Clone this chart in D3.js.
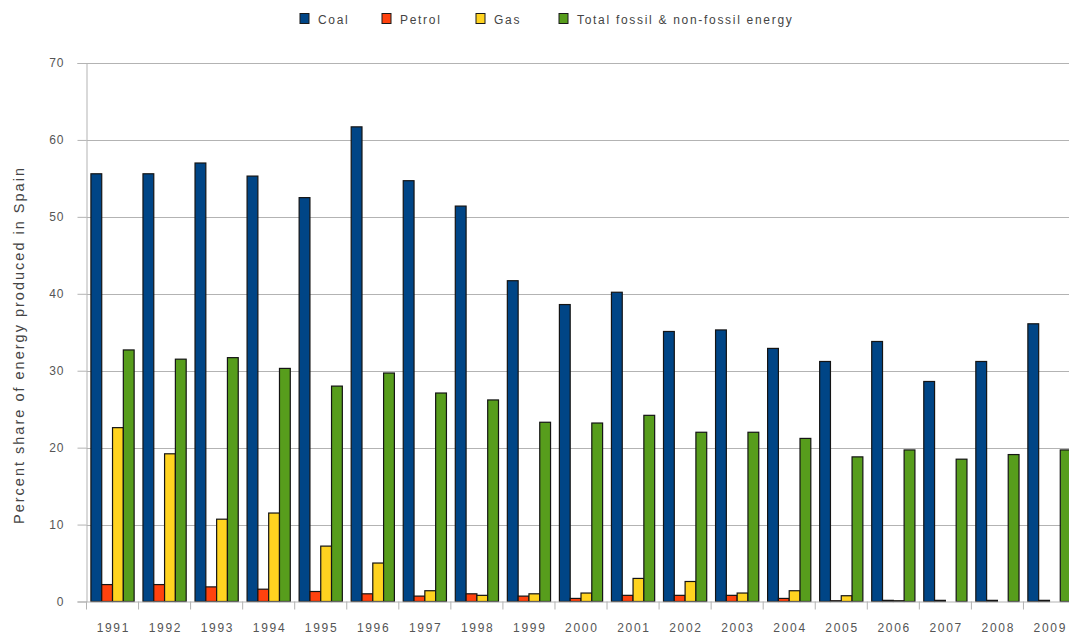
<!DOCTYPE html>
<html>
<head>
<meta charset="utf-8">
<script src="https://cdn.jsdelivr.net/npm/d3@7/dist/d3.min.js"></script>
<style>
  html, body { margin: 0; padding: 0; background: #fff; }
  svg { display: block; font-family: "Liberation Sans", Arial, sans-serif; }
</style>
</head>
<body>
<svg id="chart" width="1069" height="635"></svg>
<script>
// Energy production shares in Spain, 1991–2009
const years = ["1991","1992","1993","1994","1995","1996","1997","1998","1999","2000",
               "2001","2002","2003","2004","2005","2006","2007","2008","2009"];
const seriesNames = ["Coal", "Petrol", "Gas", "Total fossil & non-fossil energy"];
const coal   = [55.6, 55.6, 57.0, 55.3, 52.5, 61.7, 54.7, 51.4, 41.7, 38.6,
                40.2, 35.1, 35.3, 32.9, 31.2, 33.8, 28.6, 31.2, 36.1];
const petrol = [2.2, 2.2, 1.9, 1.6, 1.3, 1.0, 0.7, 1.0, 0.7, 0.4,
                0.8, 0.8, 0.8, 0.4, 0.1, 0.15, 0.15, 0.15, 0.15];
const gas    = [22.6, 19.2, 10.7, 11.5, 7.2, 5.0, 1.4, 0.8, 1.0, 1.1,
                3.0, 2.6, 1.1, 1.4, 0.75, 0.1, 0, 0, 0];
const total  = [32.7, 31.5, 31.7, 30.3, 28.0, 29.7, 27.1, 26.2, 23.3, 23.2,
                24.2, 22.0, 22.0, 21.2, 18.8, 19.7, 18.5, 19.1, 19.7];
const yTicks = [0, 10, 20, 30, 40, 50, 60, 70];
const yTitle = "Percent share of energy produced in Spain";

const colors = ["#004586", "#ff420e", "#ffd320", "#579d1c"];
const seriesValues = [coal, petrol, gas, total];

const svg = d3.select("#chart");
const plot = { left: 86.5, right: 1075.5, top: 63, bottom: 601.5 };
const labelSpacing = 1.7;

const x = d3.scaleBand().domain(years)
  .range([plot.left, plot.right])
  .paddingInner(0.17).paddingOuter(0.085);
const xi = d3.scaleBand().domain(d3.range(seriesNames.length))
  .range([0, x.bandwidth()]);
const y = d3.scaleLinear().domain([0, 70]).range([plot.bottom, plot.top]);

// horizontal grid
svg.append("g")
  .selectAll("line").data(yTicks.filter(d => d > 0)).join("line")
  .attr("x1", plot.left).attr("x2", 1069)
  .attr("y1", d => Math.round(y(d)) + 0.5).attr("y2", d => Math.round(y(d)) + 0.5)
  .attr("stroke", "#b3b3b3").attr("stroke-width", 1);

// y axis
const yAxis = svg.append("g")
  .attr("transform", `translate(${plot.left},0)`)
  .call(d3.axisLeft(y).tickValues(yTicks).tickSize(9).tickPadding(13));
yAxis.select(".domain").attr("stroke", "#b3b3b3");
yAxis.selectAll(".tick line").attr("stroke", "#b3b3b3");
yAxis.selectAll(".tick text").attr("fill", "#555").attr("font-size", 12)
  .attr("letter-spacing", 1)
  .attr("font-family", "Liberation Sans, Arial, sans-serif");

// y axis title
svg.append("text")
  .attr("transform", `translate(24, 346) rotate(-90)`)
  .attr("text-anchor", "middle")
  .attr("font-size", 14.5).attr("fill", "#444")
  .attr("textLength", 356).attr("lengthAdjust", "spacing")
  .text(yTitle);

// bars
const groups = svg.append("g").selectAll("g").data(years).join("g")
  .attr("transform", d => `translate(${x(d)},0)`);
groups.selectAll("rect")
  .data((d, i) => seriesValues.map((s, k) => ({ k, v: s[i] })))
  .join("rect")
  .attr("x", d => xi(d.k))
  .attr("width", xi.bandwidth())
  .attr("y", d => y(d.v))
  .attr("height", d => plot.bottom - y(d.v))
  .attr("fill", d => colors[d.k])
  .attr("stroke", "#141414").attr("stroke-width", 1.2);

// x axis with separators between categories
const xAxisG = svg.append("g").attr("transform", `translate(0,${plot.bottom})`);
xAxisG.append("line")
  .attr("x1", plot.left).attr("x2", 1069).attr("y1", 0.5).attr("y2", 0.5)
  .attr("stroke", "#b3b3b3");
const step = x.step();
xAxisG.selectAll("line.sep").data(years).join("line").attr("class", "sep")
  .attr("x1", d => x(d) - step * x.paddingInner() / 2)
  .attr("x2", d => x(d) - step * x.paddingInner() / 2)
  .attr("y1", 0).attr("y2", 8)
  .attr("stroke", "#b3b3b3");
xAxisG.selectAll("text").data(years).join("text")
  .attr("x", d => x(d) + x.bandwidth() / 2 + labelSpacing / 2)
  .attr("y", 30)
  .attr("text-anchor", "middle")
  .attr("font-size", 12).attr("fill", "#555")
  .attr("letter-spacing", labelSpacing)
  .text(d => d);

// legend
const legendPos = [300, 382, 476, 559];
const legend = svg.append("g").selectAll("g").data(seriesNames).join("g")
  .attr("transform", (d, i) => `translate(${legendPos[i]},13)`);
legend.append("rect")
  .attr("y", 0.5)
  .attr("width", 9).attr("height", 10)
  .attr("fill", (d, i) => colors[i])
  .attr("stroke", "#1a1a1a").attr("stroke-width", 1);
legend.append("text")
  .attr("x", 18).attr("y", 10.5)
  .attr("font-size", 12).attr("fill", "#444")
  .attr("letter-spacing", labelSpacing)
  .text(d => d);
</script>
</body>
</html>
=-=-=-=-=
- [What needs to be done]
Repeat only the lines between the start of the data and the line with "const labelSpacing = 1.7;", including those two lines, and skip the pictures.

- [Task answer]
Clone this chart in D3.js.
<!DOCTYPE html>
<html>
<head>
<meta charset="utf-8">
<script src="https://cdn.jsdelivr.net/npm/d3@7/dist/d3.min.js"></script>
<style>
  html, body { margin: 0; padding: 0; background: #fff; }
  svg { display: block; font-family: "Liberation Sans", Arial, sans-serif; }
</style>
</head>
<body>
<svg id="chart" width="1069" height="635"></svg>
<script>
// Energy production shares in Spain, 1991–2009
const years = ["1991","1992","1993","1994","1995","1996","1997","1998","1999","2000",
               "2001","2002","2003","2004","2005","2006","2007","2008","2009"];
const seriesNames = ["Coal", "Petrol", "Gas", "Total fossil & non-fossil energy"];
const coal   = [55.6, 55.6, 57.0, 55.3, 52.5, 61.7, 54.7, 51.4, 41.7, 38.6,
                40.2, 35.1, 35.3, 32.9, 31.2, 33.8, 28.6, 31.2, 36.1];
const petrol = [2.2, 2.2, 1.9, 1.6, 1.3, 1.0, 0.7, 1.0, 0.7, 0.4,
                0.8, 0.8, 0.8, 0.4, 0.1, 0.15, 0.15, 0.15, 0.15];
const gas    = [22.6, 19.2, 10.7, 11.5, 7.2, 5.0, 1.4, 0.8, 1.0, 1.1,
                3.0, 2.6, 1.1, 1.4, 0.75, 0.1, 0, 0, 0];
const total  = [32.7, 31.5, 31.7, 30.3, 28.0, 29.7, 27.1, 26.2, 23.3, 23.2,
                24.2, 22.0, 22.0, 21.2, 18.8, 19.7, 18.5, 19.1, 19.7];
const yTicks = [0, 10, 20, 30, 40, 50, 60, 70];
const yTitle = "Percent share of energy produced in Spain";

const colors = ["#004586", "#ff420e", "#ffd320", "#579d1c"];
const seriesValues = [coal, petrol, gas, total];

const svg = d3.select("#chart");
const plot = { left: 86.5, right: 1075.5, top: 63, bottom: 601.5 };
const labelSpacing = 1.7;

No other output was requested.